I first met Sandra (a pseudonym) at a small dinner party she and her husband were hosting in honour of recently married colleagues. The food was perfect, the conversation was perfect, her elegant wool suit was perfect. Her two boys, one a toddler, the other a fair-headed preschooler, made a just-bathed, slicked-hair appearance before bedtime and then quietly disappeared with the babysitter. More help was in the kitchen and, as the courses kept coming, it became clear that this evening had been planned by a pro. No one was left out, nothing forgotten. The wedding gift was a carved wooden box that was passed around so each guest could insert his or her good wishes, and it conveyed a sense of ceremony, as if this were not just a small gathering for working buddies but a rite of passage. As a corporate litigation lawyer with two children under 5, Sandra had to be organized, but this party involved more than just making a few lists. Everyone's needs were considered. Sandra seated like-minded people together, launched their first conversations, and interjected at critical moments to keep the social interaction flowing. As the evening rolled on, she leaned back in her chair with one leg tucked under her and cracked a private grin.

When I met her again a few years later, she had opted out of a dozen years of excellent suits and 14-hour days as a corporate litigator. Her coterie of professional and domestic helpers had been let go, and she'd foresworn planning perfect social evenings. When I asked why, Sandra explained that she'd felt conflicted about her work for years. At first she didn't mind pulling all-nighters, and enjoyed the rush that came after an intense push to get a legal problem solved. But after 12 years of extreme hours, after managing a case with 112 plaintiffs and 11 defendants, she felt dragged down. One of her boys, a fragile child, was showing signs of strain, with crying jags and behaviour problems in school. She felt he was acting out the pressures of their family life, and she had been advised by her doctor to take a little time off to shore up her own resources.
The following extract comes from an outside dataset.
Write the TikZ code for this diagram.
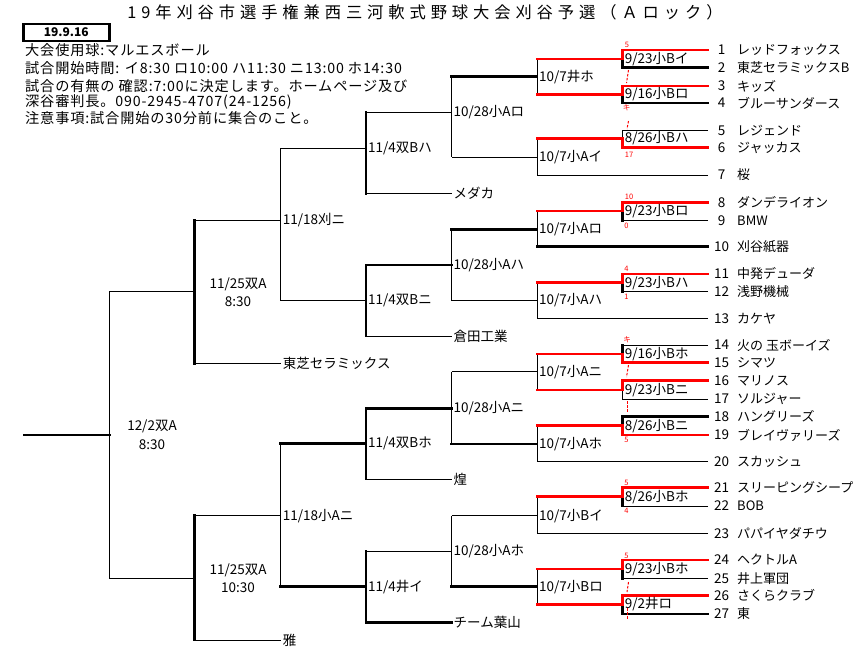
\documentclass[tikz,border=0pt]{standalone}
\usepackage{fontspec}
\newfontfamily\jpm{Noto Sans CJK JP}
\newfontfamily\jpt[LetterSpace=30]{Noto Sans CJK JP}
\newfontfamily\jpn[LetterSpace=6]{Noto Sans CJK JP}
\tikzset{
 ln/.style={line width=1pt,black},
 bk/.style={line width=2.6pt,black,line cap=rect},
 rd/.style={line width=2.6pt,red,line cap=rect},
 lab/.style={anchor=west,inner sep=0pt,font=\jpm\fontsize{13.5}{13.5}\selectfont},
 team/.style={anchor=west,inner sep=0pt,font=\jpm\fontsize{13}{13}\selectfont},
 clab/.style={anchor=center,inner sep=0pt,font=\jpm\fontsize{13.5}{13.5}\selectfont},
 note/.style={anchor=west,inner sep=0pt,font=\jpn\fontsize{14.2}{14.2}\selectfont},
 sc/.style={red,inner sep=0pt,font=\jpm\fontsize{7.5}{7.5}\selectfont},
 rdd/.style={red,line width=1pt,dash pattern=on 2.5pt off 1.5pt},
}
\begin{document}
\begin{tikzpicture}[x=1pt,y=-1pt]
\useasboundingbox (0,0) rectangle (858,651);
\fill[white] (0,0) rectangle (858,651);
% ---------- header ----------
\node[inner sep=0pt,font=\jpt\fontsize{16.3}{16.3}\selectfont] (title) at (425,12) {19年刈谷市選手権兼西三河軟式野球大会刈谷予選（Ａロック）};
\node[draw,line width=2.6pt,minimum width=86pt,minimum height=17pt,inner sep=0pt,font=\jpm\bfseries\fontsize{12}{12}\selectfont] (date) at (66.3,32.5) {19.9.16};
\node[note] (n1) at (25,50) {大会使用球:マルエスボール};
\node[note] (n2) at (25,68.5) {試合開始時間: イ8:30 ロ10:00 ハ11:30 ニ13:00 ホ14:30};
\node[note] (n3) at (25,85.7) {試合の有無の 確認:7:00に決定します。ホームページ及び};
\node[note] (n4) at (25,101.7) {深谷審判長。090-2945-4707(24-1256)};
\node[note] (n5) at (25,118.3) {注意事項:試合開始の30分前に集合のこと。};
% ---------- column x references ----------
\coordinate (cB) at (622.7,0);
\coordinate (cM) at (537,0);
\coordinate (cQ) at (451.5,0);
\coordinate (cR) at (366,0);
\coordinate (cS) at (280.7,0);
\coordinate (cU) at (194.7,0);
\coordinate (cF) at (109.3,0);
% ---------- teams ----------
\coordinate (t1) at (708,50);
\coordinate (t2) at (708,67.7);
\coordinate (t3) at (708,86);
\coordinate (t4) at (708,103);
\coordinate (t5) at (708,130.7);
\coordinate (t6) at (708,147.7);
\coordinate (t7) at (708,175);
\coordinate (t8) at (708,202.3);
\coordinate (t9) at (708,220.7);
\coordinate (t10) at (708,246.7);
\coordinate (t11) at (708,274);
\coordinate (t12) at (708,291.7);
\coordinate (t13) at (708,318.5);
\coordinate (t14) at (708,345);
\coordinate (t15) at (708,362.7);
\coordinate (t16) at (708,380.7);
\coordinate (t17) at (708,399);
\coordinate (t18) at (708,416.7);
\coordinate (t19) at (708,435);
\coordinate (t20) at (708,461.7);
\coordinate (t21) at (708,487.7);
\coordinate (t22) at (708,506);
\coordinate (t23) at (708,533.3);
\coordinate (t24) at (708,560);
\coordinate (t25) at (708,578.3);
\coordinate (t26) at (708,595.7);
\coordinate (t27) at (708,614);
\foreach \i/\nm in {1/レッドフォックス,2/東芝セラミックスB,3/キッズ,4/ブルーサンダース,5/レジェンド,6/ジャッカス,7/桜,8/ダンデライオン,9/BMW,10/刈谷紙器,11/中発デューダ,12/浅野機械,13/カケヤ,14/火の 玉ボーイズ,15/シマツ,16/マリノス,17/ソルジャー,18/ハングリーズ,19/ブレイヴァリーズ,20/スカッシュ,21/スリーピングシープ,22/BOB,23/パパイヤダチウ,24/ヘクトルA,25/井上軍団,26/さくらクラブ,27/東}{
  \node[clab] (num\i) at ([xshift=13.5pt]t\i) {\i};
  \node[team] (tn\i) at ([xshift=29pt]t\i) {\nm};
}
% ---------- round 1 joins ----------
\coordinate (bA) at (622.7,59);
\coordinate (bB) at (622.7,94.5);
\coordinate (bC) at (622.7,138.5);
\coordinate (bD) at (622.7,211);
\coordinate (bE) at (622.7,282.7);
\coordinate (bF) at (622.7,354);
\coordinate (bG) at (622.7,390);
\coordinate (bH) at (622.7,425.7);
\coordinate (bI) at (622.7,496.7);
\coordinate (bJ) at (622.7,569);
\coordinate (bK) at (622.7,604.3);
% ---------- round 2 joins ----------
\coordinate (mA) at (537,76.7);
\coordinate (mB) at (537,157);
\coordinate (mC) at (537,229.3);
\coordinate (mD) at (537,300.5);
\coordinate (mE) at (537,371.7);
\coordinate (mF) at (537,444);
\coordinate (mG) at (537,515.7);
\coordinate (mH) at (537,586.7);
% ---------- round 3 joins ----------
\coordinate (qA) at (451.5,112);
\coordinate (qB) at (451.5,265);
\coordinate (qC) at (451.5,408.3);
\coordinate (qD) at (451.5,551);
\coordinate (dMe) at (451.5,193.3);
\coordinate (dKu) at (451.5,336);
\coordinate (dKo) at (451.5,479);
\coordinate (dHa) at (451.5,622.5);
% ---------- round 4 joins ----------
\coordinate (rA) at (366,148.3);
\coordinate (rB) at (366,300.5);
\coordinate (rC) at (366,443.5);
\coordinate (rD) at (366,586.7);
% ---------- round 5 / 6 / final ----------
\coordinate (sA) at (280.7,220);
\coordinate (sB) at (280.7,515.7);
\coordinate (dTo) at (280.7,363.3);
\coordinate (dMi) at (280.7,640);
\coordinate (uA) at (194.7,291.7);
\coordinate (uB) at (194.7,578.3);
\coordinate (fin) at (109.3,435);
\coordinate (st) at (24,435);
% ---------- round 1 boxes ----------
\draw[bk] (t2) -| (bA);  \draw[rd] (t1) -| (bA);
\draw[bk] (t4) -| (bB);  \draw[rd] (t3) -| (bB);
\draw[ln] (t5) -| (bC);  \draw[rd] (t6) -| (bC);
\draw[ln] (t9) -- (t9 -| cB); \draw[bk] (t9 -| cB) -- (bD); \draw[rd] (t8) -| (bD);
\draw[ln] (t12) -- (t12 -| cB); \draw[bk] (t12 -| cB) -- (bE); \draw[rd] (t11) -| (bE);
\draw[ln] (t14) -- (t14 -| cB); \draw[bk] (t14 -| cB) -- (bF); \draw[rd] (t15) -| (bF);
\draw[ln] (t17) -| (bG); \draw[rd] (t16) -| (bG);
\draw[bk] (t18) -| (bH); \draw[rd] (t19) -| (bH);
\draw[ln] (t22) -- (t22 -| cB); \draw[bk] (t22 -| cB) -- (bI); \draw[rd] (t21) -| (bI);
\draw[ln] (t25) -- (t25 -| cB); \draw[bk] (t25 -| cB) -- (bJ); \draw[rd] (t24) -| (bJ);
\draw[bk] (t27) -| (bK); \draw[rd] (t26) -| (bK);
% ---------- round 2 ----------
\draw[ln] (bA -| cM) -- (bB -| cM);
\draw[ln] (bC -| cM) -- (t7 -| cM);
\draw[ln] (bD -| cM) -- (t10 -| cM);
\draw[ln] (bE -| cM) -- (t13 -| cM);
\draw[ln] (bF -| cM) -- (bG -| cM);
\draw[ln] (bH -| cM) -- (t20 -| cM);
\draw[ln] (bI -| cM) -- (t23 -| cM);
\draw[ln] (bJ -| cM) -- (bK -| cM);
\foreach \b in {bA,bB,bC,bD,bE,bF,bG,bH,bI,bJ,bK}{\draw[rd] (\b) -- (\b -| cM);}
\draw[ln] (t7) -- (t7 -| cM);
\draw[bk] (t10) -- (t10 -| cM);
\draw[ln] (t13) -- (t13 -| cM);
\draw[ln] (t20) -- (t20 -| cM);
\draw[ln] (t23) -- (t23 -| cM);
% ---------- round 3 ----------
\draw[ln] (mA -| cQ) -- (mB -| cQ);
\draw[ln] (mC -| cQ) -- (mD -| cQ);
\draw[ln] (mE -| cQ) -- (mF -| cQ);
\draw[ln] (mG -| cQ) -- (mH -| cQ);
\draw[bk] (mA) -- (mA -| cQ);
\draw[ln] (mB) -- (mB -| cQ);
\draw[bk] (mC) -- (mC -| cQ);
\draw[ln] (mD) -- (mD -| cQ);
\draw[ln] (mE) -- (mE -| cQ);
\draw[bk] (mF) -- (mF -| cQ);
\draw[ln] (mG) -- (mG -| cQ);
\draw[bk] (mH) -- (mH -| cQ);
% ---------- round 4 ----------
\draw[ln] (qA) -- (qA -| cR);
\draw[ln] (dMe) -- (dMe -| cR);
\draw[bk] (qB) -- (qB -| cR);
\draw[ln] (dKu) -- (dKu -| cR);
\draw[bk] (qC) -- (qC -| cR);
\draw[ln] (dKo) -- (dKo -| cR);
\draw[ln] (qD) -- (qD -| cR);
\draw[bk] (dHa) -- (dHa -| cR);
\draw[bk] (qA -| cR) -- (dMe -| cR);
\draw[bk] (qB -| cR) -- (dKu -| cR);
\draw[bk] (qC -| cR) -- (dKo -| cR);
\draw[bk] (qD -| cR) -- (dHa -| cR);
% ---------- round 5 ----------
\draw[ln] (rA) -- (rA -| cS);
\draw[ln] (rB) -- (rB -| cS);
\draw[bk] (rC) -- (rC -| cS);
\draw[bk] (rD) -- (rD -| cS);
\draw[ln] (rA -| cS) -- (rB -| cS);
\draw[ln] (rC -| cS) -- (rD -| cS);
% ---------- round 6 ----------
\draw[ln] (sA) -- (sA -| cU);
\draw[ln] (dTo) -- (dTo -| cU);
\draw[ln] (sB) -- (sB -| cU);
\draw[ln] (dMi) -- (dMi -| cU);
\draw[bk] (sA -| cU) -- (dTo -| cU);
\draw[bk] (sB -| cU) -- (dMi -| cU);
% ---------- final ----------
\draw[ln] (uA) -- (uA -| cF);
\draw[ln] (uB) -- (uB -| cF);
\draw[ln] (uA -| cF) -- (uB -| cF);
\draw[bk] (fin) -- (st);
% ---------- match labels ----------
\node[lab] (LbA) at ([xshift=2pt]bA) {9/23小Bイ};
\node[lab] (LbB) at ([xshift=2pt]bB) {9/16小Bロ};
\node[lab] (LbC) at ([xshift=2pt]bC) {8/26小Bハ};
\node[lab] (LbD) at ([xshift=2pt]bD) {9/23小Bロ};
\node[lab] (LbE) at ([xshift=2pt]bE) {9/23小Bハ};
\node[lab] (LbF) at ([xshift=2pt]bF) {9/16小Bホ};
\node[lab] (LbG) at ([xshift=2pt]bG) {9/23小Bニ};
\node[lab] (LbH) at ([xshift=2pt]bH) {8/26小Bニ};
\node[lab] (LbI) at ([xshift=2pt]bI) {8/26小Bホ};
\node[lab] (LbJ) at ([xshift=2pt]bJ) {9/23小Bホ};
\node[lab] (LbK) at ([xshift=2pt]bK) {9/2井ロ};
\node[lab] (LmA) at ([xshift=2pt]mA) {10/7井ホ};
\node[lab] (LmB) at ([xshift=2pt]mB) {10/7小Aイ};
\node[lab] (LmC) at ([xshift=2pt]mC) {10/7小Aロ};
\node[lab] (LmD) at ([xshift=2pt]mD) {10/7小Aハ};
\node[lab] (LmE) at ([xshift=2pt]mE) {10/7小Aニ};
\node[lab] (LmF) at ([xshift=2pt]mF) {10/7小Aホ};
\node[lab] (LmG) at ([xshift=2pt]mG) {10/7小Bイ};
\node[lab] (LmH) at ([xshift=2pt]mH) {10/7小Bロ};
\node[lab] (LqA) at ([xshift=2pt]qA) {10/28小Aロ};
\node[lab] (LqB) at ([xshift=2pt]qB) {10/28小Aハ};
\node[lab] (LqC) at ([xshift=2pt]qC) {10/28小Aニ};
\node[lab] (LqD) at ([xshift=2pt]qD) {10/28小Aホ};
\node[lab] (LMe) at ([xshift=2pt]dMe) {メダカ};
\node[lab] (LKu) at ([xshift=2pt]dKu) {倉田工業};
\node[lab] (LKo) at ([xshift=2pt]dKo) {煌};
\node[lab] (LHa) at ([xshift=2pt]dHa) {チーム葉山};
\node[lab] (LrA) at ([xshift=2pt]rA) {11/4双Bハ};
\node[lab] (LrB) at ([xshift=2pt]rB) {11/4双Bニ};
\node[lab] (LrC) at ([xshift=2pt]rC) {11/4双Bホ};
\node[lab] (LrD) at ([xshift=2pt]rD) {11/4井イ};
\node[lab] (LsA) at ([xshift=2pt]sA) {11/18刈ニ};
\node[lab] (LsB) at ([xshift=2pt]sB) {11/18小Aニ};
\node[lab] (LTo) at ([xshift=2pt]dTo) {東芝セラミックス};
\node[lab] (LMi) at ([xshift=2pt]dMi) {雅};
\node[clab] (LuA1) at (238,284.3) {11/25双A};
\node[clab] (LuA2) at (238,302) {8:30};
\node[clab] (LuB1) at (238,570) {11/25双A};
\node[clab] (LuB2) at (238,587.3) {10:30};
\node[clab] (Lf1) at (152,426.7) {12/2双A};
\node[clab] (Lf2) at (152,445) {8:30};
% ---------- red score marks ----------
\node[sc] (s1) at (627,44.5) {5};
\draw[rdd] (628.5,70) -- (626.5,83);
\node[sc] (s2) at (626.5,108) {キ};
\draw[rdd] (628.5,121) -- (627,129);
\node[sc] (s3) at (629,154.5) {17};
\node[sc] (s4) at (629,196.5) {10};
\node[sc] (s5) at (626.5,225.5) {0};
\node[sc] (s6) at (626.5,269) {4};
\node[sc] (s7) at (626.5,296.5) {1};
\node[sc] (s8) at (627,339.5) {キ};
\draw[rdd] (628.5,365) -- (626.5,377);
\draw[rdd] (627,401) -- (627,413);
\node[sc] (s9) at (626.5,440) {5};
\node[sc] (s10) at (626.5,483) {5};
\node[sc] (s11) at (626.5,511) {4};
\node[sc] (s12) at (626.5,555.5) {5};
\draw[rdd] (628.5,582) -- (627,592);
\draw[rdd] (627,608) -- (627,620);
\end{tikzpicture}
\end{document}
That was the beginning of a longer hiatus—one she was still assessing. She wanted to keep working, but something essential wasn't quite right—there was something off-kilter that she couldn't name.

Sandra had tried everything she could think of to find a fulfilling position in which she could reconcile the demands of a law career with family life. She'd moved from a big firm to a boutique firm, back to a big firm, and then to a position as in-house counsel. This peripatetic journey finally convinced her that there was no perfect job for her in corporate law. It took her two years to make up her mind to quit; staying home with children was never part of her plan. "It was a surprise, even to me. I grew up thinking the workplace was so marvellous. After watching my mother at home, I felt so lucky to be working. I thought work would be a place where you could realize yourself. But I was naive. Work is just work."
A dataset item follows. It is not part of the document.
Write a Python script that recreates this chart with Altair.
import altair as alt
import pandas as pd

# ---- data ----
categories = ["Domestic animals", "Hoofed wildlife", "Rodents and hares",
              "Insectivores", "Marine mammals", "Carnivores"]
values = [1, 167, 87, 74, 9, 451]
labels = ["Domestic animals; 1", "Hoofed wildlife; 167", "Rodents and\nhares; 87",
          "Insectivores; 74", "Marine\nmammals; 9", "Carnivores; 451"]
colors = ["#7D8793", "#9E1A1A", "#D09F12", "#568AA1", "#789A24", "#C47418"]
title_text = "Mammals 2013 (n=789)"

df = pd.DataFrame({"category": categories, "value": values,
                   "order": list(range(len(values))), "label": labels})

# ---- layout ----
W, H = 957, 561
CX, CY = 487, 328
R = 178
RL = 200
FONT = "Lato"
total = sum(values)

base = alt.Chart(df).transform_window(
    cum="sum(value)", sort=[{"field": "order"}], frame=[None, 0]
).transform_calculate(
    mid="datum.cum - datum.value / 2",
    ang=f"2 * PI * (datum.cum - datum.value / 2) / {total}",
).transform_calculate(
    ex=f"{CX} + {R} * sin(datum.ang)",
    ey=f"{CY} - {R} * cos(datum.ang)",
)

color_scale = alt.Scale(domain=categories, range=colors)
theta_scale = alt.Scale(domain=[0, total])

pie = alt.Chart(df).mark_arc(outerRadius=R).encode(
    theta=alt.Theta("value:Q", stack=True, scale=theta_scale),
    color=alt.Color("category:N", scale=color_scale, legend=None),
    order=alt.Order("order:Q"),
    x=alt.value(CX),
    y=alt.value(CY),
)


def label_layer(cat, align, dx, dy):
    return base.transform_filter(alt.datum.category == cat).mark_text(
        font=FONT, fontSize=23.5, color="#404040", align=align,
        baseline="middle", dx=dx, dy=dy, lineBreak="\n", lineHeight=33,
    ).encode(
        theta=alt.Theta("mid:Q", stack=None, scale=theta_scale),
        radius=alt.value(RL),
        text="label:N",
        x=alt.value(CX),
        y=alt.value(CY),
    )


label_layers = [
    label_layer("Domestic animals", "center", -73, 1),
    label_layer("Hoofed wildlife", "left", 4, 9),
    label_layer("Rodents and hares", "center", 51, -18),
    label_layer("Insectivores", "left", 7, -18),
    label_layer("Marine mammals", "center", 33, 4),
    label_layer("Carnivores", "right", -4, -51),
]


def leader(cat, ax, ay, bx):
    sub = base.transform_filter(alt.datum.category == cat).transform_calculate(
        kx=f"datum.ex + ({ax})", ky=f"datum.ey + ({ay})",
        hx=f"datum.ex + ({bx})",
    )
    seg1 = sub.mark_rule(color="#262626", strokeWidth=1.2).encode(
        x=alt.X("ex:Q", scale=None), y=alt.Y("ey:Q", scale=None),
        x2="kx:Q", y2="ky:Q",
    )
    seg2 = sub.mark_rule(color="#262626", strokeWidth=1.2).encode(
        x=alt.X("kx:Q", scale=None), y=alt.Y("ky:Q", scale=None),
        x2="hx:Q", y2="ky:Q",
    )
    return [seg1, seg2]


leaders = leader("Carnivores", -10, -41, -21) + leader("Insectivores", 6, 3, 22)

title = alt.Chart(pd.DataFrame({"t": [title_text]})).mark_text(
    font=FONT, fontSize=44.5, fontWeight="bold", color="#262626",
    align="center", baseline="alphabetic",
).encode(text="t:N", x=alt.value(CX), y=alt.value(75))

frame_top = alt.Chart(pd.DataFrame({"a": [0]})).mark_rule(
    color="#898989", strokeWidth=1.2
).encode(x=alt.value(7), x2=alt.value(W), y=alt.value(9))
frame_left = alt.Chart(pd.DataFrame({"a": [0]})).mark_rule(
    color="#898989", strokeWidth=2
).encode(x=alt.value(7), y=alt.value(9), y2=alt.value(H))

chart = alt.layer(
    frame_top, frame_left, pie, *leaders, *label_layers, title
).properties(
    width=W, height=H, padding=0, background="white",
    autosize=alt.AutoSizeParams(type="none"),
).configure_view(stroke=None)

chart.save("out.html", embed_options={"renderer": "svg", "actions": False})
Sandra thought hers was a unique, singular experience. But when she invited eight female lawyers who had also left practice to a social event, she discovered how similar their experiences were. The half hour she'd pegged for introductions took four hours as each of the lawyers, all with more than 10 years of experience, talked volubly about why they had ditched their jobs. Fed up with the hours and unable to meet brutal work demands even after making partner or after choosing in-house positions that would allow them to work a little less, like Sandra, they'd eventually tossed it all to stay home with fragile children, to start businesses or university degrees that would allow them more control of their time. All successful women, they wanted to work but found law practice unforgiving. One lawyer in her late 40s, Louise Fournier, avowed that if her 19-year-old daughter chose to go into law, she'd go into mourning. "It's not a life," she said.